Jellyfish Lamp - Under Construction

I am working on my latest Jellyfish lamp. During a test I learned two things:

  • It had some heat dissipation problems.
  • It was absolutely gorgeous.
The problems prevented me from entering it in the Utah State Fair, but I should have it fixed up very soon. I have applied to display it at the Salt Lake Mini Maker Faire in October.

Jellyfish lamp - detail view

From the start, the main problem with the Jellyfish lamp was generating enough light for it to be impressive under normal conditions. I started using more and more powerful LEDs. This lamp, however, just uses more LEDs, many more. It is powered by more than 700 RGB LEDs, with a maximum draw of about 45 Amps. In the green close up, the dots are the individual LEDs.

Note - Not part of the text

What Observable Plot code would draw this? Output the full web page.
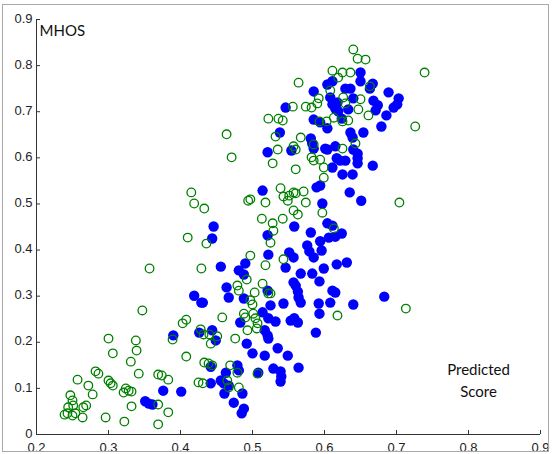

Jellyfish lamp - power supply and Mega

Using that many LEDs became feasible with the appearance of WS2812 (or NeoPixel) strips with a packing of 144 LEDs per meter. My lamp uses 12 strips at about .42 meter, or 61 LEDs per strip. The lamp is powered by a 60 Amp 5 Volt power supply and controlled by an Arduino Mega.

Originally, my lamps displayed colors by shining the LEDs at the ceramic surface. Last year, I started to enclose the light with a translucent cloth skirt. That creates the large surface that changes colors. Coupled with the large number of LEDs, I now have a lamp that can hold its own against normal lighting conditions.

Jellyfish lamp - power supply and Mega

LEDs are traditionally pretty cool (temperature) light. I did not anticipate any problem using a PVC pipe as the vertical structure holding the LED strips. However, the 15-45 Amp draw eventually produced enough heat to soften the PVC. After 3 hours of use, there was a noticeable bend.

I am currently throwing a new bell/top for the lamp. It will include the same vent hole patterns that I included in the base to allow cooling of the power supply. That will be a visual improvement anyway. I will also replace the PVC with a metal pipe. I think that including multiple parallel power/ground taps on each strip will reduce the heating and spread it out from the top. If needed, I can add a small fan to the interior of the support pipe.

I was hoping that this would be my final Jellyfish lamp and that I could move on to other projects (or to finish off a few more). But two things have me questioning that. First, the problems that need to be resolved will keep me with this one for a little while longer. Second, it is such a visual leap from my previous one that I have new design questions to answer.